A Piece of His Fire: Harry Belafonte (1927-2023) | Tributes


Before long, however, he would leave Hollywood and come back again: First starring in “White Man’s Burden” opposite John Travolta before once again shedding his leading man looks in Robert Altman’s “Kansas City” (he previously cameoed in Altman’s “The Player” and “Ready to Wear”). In “Kansas City,” he portrays Seldom Seen, a gangster and numbers runner. As expected for any Altman project, Mr. Belafonte ad-libbed much of his dialogue. In playing a man not too dissimilar from his Uncle Lenny, here, Belafonte taps into the swashbuckling energy that propelled his turn in “Buck and the Preacher.” There’s a scene where Seldom tells a joke about Marcus Garvey as his men beat a former employee behind that is enrapturing: You know violence is occurring in the back, but Mr. Belafonte, his melodious voice that wafts like cigarette smoke in the wind, keeps you sucked into his resplendent aura. He is a ball of violent, opulent, and crazed energy that makes you miss him dearly every second Altman decides to cut away from him. 

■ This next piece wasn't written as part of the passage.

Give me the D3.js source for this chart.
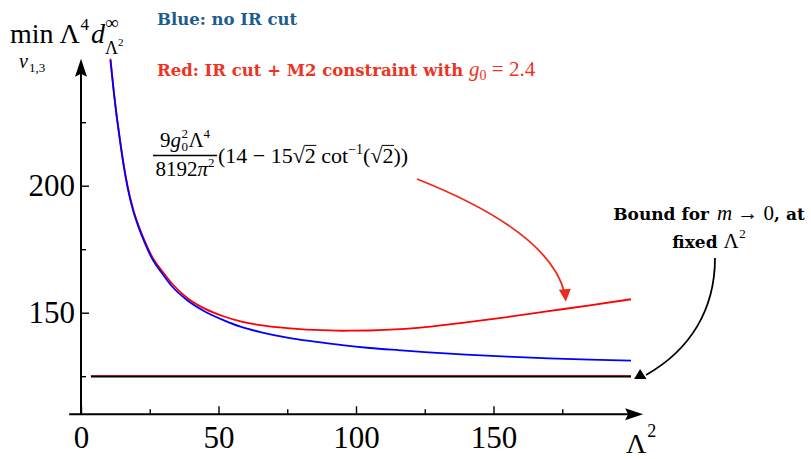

Mr. Belafonte made a few more returns to film before the end of his life. The first came in Spike Lee’s “BlacKkKlansman.” “Every time we cross paths, Mr. B. would say, do you have to use Ossie Davis in every film? He always said it playfully, but I knew he was serious,” explained Spike Lee to Deadline. Mr. Belafonte’s scene is pivotal in Lee’s film: He portrays activist Jerome Turner, a version of himself speaking to the younger Black activists. They’re huddled around him as he recalls, in acute detail, the murder and castration of Jesse Washington, an illiterate Black teenager in Waco, Texas, in 1916, spurred by the release of D.W. Griffith’s “Birth of a Nation.” It’s a hushed, haunting scene that conjures his power as elder, recorder, and liver of Black life, Black pain, and Black revolution. 

His last contribution was to Elvis Mitchell’s incisive ode to Blaxploitation, the documentary “Is That Black Enough for You?!?” In it, he recalls being restricted to roles that were beneath him. Rather than take the limitations put on his life, he responds with, “F**k you, I’m going to Paris.” It’s an iconic moment that summarizes the tenacity of not just a singular talent but a singular leader and rebel. 

Mr. Belafonte may be gone, but he has not been silenced. He may be resting, but his image still energizes. His eyes may be closed, but his spirited activism remains open and looking forward. Mr. Belafonte is off to the next stage, where more change may be possible. If anyone gets in his way, I hope he says, “F**k you, I’m Harry Belafonte.”